Shorty anxiously scanned the field in every direction, but without his eyes being gladdened by the sight of the boy.

The wounded being carried back from the batteries impressed him sadly with the thought that Pete might have been struck by a piece of shell.

"Him and Sandy Baker are both gone," said the Orderly, looking over the company. "I'll buck-and-gag both of 'em when I catch 'em, to learn 'em to stay in ranks."

"Indeed you won't," said Shorty, under his breath.

The rebel fire had completely died down, and our own ceased, to allow the guns to cool for a few minutes, in preparation for an energetic reopening when the anticipated charge should be ordered.

To be in readiness for this, the Colonel drew the regiment forward through the batteries, to lie down on the slope in front, that he might have a start on the other Colonels. As they passed through the batteries a little imp, about the size of Pete Skidmore, but with face as black as charcoal, pulled off the leather bag in which cartridges are carried from the limber to the gun, and handed it to one of the cannoneers, who said:

"Well, good-by, if you must be going. You done well. You ought to belong to the artillery. You're too good for a dough-boy. I'm going to ask the Captain to have you detailed to us."

A similar scene was taking place at the next gun, with a little blackamoor about the size of Sandy Baker.

The boys picked up their guns and belts from the ground, and fell in with Co. Q.

"Hello, Corporal," said Pete, with a capacious grin rifting the powder grime on his face. "We've just bin having lots o' fun."

"Pete, you aggravatin' little brat," said Shorty, giving him a cuff that started the boy's tears to making little white streaks through the black, "where in the world have you bin, and what've you bin doin'?"

"Why," whimpered Pete, "me and Sandy crept forward to a rock where we thought we could see better, and then we thought we could see better from another, and we kept a-goin' until we got clear up to where the limbers was, afore we knowed it. Just then a couple o' them powder-monkeys, as you call 'em, come runnin' back for cartridges, but they was both hit, and was all bloody, and both of 'em fell down and couldn't go no further, when they got the cartridges, though they wanted to. Me and Sandy thought it was too bad that the men up there at the guns shouldn't have no cartridges, when they was fighting so hard, so we picked up the boys' bags and run up to the cannon with 'em. The men there was so glad to git 'em, and told us to lay down our guns and run back for some more. They kept us goin' till the rebels was knocked out, and we thought we was doin' right and helpin', and they told us we was, and now you slap me. Boo-hoo-hoo!"

"Don't cry, Pete. I done wrong," said Shorty, melting instantly, and putting his arm around the boy. "You done right, and you're a brave, good little boy. Only you must not go away from the company without lettin' me know."
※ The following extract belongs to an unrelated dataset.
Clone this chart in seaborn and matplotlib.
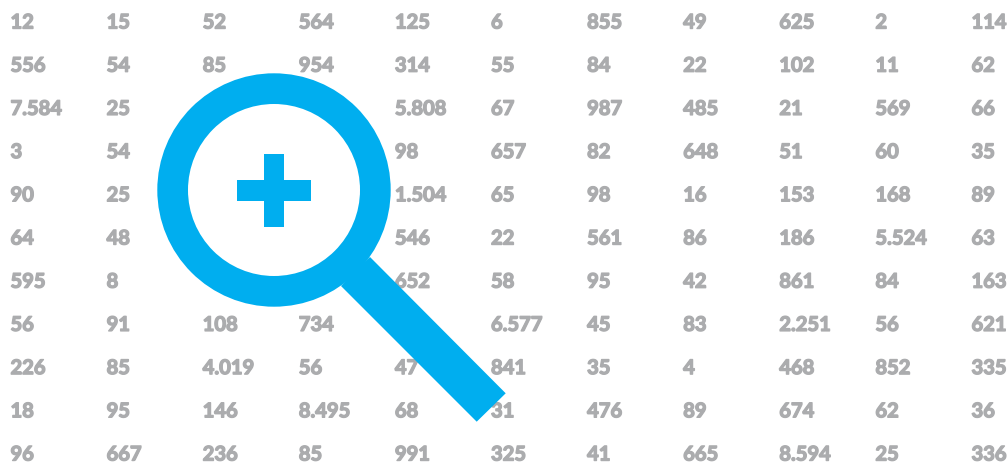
import matplotlib
matplotlib.use("Agg")
import matplotlib.pyplot as plt
import matplotlib.patheffects as pe
from matplotlib.patches import Circle, Polygon, Rectangle
import seaborn as sns

# Number grid, row by row; empty cells are hidden behind the magnifier
row0 = ["12", "15", "52", "564", "125", "6", "855", "49", "625", "2", "114"]
row1 = ["556", "54", "85", "954", "314", "55", "84", "22", "102", "11", "62"]
row2 = ["7.584", "25", "", "", "5.808", "67", "987", "485", "21", "569", "66"]
row3 = ["3", "54", "", "", "98", "657", "82", "648", "51", "60", "35"]
row4 = ["90", "25", "", "", "1.504", "65", "98", "16", "153", "168", "89"]
row5 = ["64", "48", "", "", "546", "22", "561", "86", "186", "5.524", "63"]
row6 = ["595", "8", "", "", "652", "58", "95", "42", "861", "84", "163"]
row7 = ["56", "91", "108", "734", "", "6.577", "45", "83", "2.251", "56", "621"]
row8 = ["226", "85", "4.019", "56", "47", "841", "35", "4", "468", "852", "335"]
row9 = ["18", "95", "146", "8.495", "68", "31", "476", "89", "674", "62", "36"]
row10 = ["96", "667", "236", "85", "991", "325", "41", "665", "8.594", "25", "336"]
rows = [row0, row1, row2, row3, row4, row5, row6, row7, row8, row9, row10]

GREY = "#abacae"
BLUE = "#00aeef"

sns.set_theme(style="white")
plt.rcParams["font.family"] = ["Lato", "DejaVu Sans"]

fig = plt.figure(figsize=(10.08, 4.65), dpi=100, facecolor="white")
ax = fig.add_axes([0, 0, 1, 1])
ax.set_xlim(0, 1008)
ax.set_ylim(465, 0)
ax.axis("off")

for r, row in enumerate(rows):
    for c, label in enumerate(row):
        if label:
            t = ax.text(10.5 + 96.1 * c, 28.5 + 43.2 * r, label, color=GREY, fontsize=14.5,
                        fontweight="bold", ha="left", va="baseline", zorder=1)
            t.set_path_effects([pe.withStroke(linewidth=1.0, foreground=GREY)])

# Magnifying glass
ax.add_patch(Polygon([(341, 286), (370, 257), (505.7, 393.3), (476.7, 421.7)],
                     closed=True, facecolor=BLUE, edgecolor="none", zorder=2))
ax.add_patch(Circle((274, 190), 116.7, facecolor=BLUE, edgecolor="none", zorder=3))
ax.add_patch(Circle((274, 190), 86, facecolor="white", edgecolor="none", zorder=4))
ax.add_patch(Rectangle((237.3, 180), 73.4, 20.7, facecolor=BLUE, edgecolor="none", zorder=5))
ax.add_patch(Rectangle((263.7, 153.7), 20.6, 73, facecolor=BLUE, edgecolor="none", zorder=5))

fig.savefig("out.png", dpi=100, facecolor="white")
"Good God," groaned the Colonel, as he halted the regiment down the slope, and studied the opposite side with his glass. "There's another abatis, and it looks worse than the one in which we have just left half the regiment. But we'll go through if there's only one man left to carry the flag over the works. I don't suppose that we are any better than those who have already died, or got any better right to live."

"This is the dumbedest country for cuttin' down trees the wrong way,"
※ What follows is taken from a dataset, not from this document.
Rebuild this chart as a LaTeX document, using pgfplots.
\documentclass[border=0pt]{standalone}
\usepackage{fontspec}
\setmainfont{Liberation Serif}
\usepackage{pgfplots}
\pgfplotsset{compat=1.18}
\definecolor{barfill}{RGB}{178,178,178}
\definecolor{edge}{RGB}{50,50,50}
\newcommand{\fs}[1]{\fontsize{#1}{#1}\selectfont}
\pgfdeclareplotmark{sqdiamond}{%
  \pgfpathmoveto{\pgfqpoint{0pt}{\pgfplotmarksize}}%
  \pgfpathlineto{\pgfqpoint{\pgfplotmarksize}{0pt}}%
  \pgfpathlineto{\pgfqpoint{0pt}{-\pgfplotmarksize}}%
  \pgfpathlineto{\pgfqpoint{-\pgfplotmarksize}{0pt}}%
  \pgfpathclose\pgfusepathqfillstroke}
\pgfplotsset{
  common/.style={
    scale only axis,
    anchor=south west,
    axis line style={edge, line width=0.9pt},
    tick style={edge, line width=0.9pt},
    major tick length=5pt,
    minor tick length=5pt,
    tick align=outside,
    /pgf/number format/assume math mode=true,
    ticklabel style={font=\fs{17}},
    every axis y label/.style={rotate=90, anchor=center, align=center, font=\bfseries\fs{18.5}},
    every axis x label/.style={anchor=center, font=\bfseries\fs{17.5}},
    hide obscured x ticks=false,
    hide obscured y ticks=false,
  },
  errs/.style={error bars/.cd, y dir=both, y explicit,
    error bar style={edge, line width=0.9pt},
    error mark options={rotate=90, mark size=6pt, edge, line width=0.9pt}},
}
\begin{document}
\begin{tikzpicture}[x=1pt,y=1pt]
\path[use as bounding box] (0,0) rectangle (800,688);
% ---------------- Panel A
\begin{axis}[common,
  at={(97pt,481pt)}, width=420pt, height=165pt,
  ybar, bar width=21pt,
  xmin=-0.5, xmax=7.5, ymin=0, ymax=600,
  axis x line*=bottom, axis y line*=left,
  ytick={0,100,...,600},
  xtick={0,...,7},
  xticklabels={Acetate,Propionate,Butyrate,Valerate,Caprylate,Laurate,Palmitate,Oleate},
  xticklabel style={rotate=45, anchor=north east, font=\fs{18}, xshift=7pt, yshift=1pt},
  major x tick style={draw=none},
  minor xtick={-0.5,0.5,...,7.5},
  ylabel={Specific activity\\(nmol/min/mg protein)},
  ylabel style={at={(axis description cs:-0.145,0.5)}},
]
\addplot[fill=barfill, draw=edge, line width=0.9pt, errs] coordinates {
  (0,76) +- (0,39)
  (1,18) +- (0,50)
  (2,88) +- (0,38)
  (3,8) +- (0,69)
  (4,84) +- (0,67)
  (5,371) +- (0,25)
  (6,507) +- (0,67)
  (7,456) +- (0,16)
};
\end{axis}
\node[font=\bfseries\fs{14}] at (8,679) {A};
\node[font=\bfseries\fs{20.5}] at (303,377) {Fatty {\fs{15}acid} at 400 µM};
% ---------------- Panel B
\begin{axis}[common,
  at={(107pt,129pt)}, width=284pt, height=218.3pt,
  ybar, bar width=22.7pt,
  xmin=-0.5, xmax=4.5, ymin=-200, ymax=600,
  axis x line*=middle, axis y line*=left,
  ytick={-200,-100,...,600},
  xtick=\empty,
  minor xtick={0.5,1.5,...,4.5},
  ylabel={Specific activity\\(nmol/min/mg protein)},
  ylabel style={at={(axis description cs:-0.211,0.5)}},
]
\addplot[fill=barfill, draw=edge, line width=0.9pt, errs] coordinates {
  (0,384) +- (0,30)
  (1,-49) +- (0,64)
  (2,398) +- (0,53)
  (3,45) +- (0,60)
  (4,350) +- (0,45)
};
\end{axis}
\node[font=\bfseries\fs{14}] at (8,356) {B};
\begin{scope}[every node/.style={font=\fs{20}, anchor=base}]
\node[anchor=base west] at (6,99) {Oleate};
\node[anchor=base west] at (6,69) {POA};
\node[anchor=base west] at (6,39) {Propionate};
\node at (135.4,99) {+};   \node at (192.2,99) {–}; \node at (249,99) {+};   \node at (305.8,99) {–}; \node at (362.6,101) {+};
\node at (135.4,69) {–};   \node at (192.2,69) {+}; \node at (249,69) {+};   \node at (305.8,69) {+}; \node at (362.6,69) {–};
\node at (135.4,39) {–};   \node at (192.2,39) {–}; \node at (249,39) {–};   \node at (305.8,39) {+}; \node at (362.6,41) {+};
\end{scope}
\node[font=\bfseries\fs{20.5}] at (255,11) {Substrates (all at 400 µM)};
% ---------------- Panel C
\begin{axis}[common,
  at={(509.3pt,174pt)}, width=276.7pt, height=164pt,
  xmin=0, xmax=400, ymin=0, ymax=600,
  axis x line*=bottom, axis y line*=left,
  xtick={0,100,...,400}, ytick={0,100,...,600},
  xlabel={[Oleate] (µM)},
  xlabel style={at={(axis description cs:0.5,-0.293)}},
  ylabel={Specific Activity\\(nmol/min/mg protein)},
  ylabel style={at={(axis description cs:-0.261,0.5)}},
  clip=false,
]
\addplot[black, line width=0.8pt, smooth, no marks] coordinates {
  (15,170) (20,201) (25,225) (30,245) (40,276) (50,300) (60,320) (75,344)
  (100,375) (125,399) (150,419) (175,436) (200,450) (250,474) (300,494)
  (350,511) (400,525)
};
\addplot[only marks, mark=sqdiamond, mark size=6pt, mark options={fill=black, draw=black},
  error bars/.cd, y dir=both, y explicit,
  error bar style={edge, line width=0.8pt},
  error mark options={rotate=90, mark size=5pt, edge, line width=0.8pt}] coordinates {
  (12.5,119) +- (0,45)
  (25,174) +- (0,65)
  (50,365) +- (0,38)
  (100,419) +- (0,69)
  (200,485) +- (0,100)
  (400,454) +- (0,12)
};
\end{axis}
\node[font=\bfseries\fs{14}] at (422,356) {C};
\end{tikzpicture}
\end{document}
Si sadly remarked, as he surveyed the abatis. "It's meaner'n midnight murder. I'd like to git hold o' the pizen whelp what invented it."

"The devil invented abatis, just after he invented hell, and as an improvement on it, and just before he invented secession," Shorty judged hotly. "When we git through them abatis there I'm goin' to kill everything I find, just to learn 'em to stop sich heathenish work. It's sneakin' murder, not war."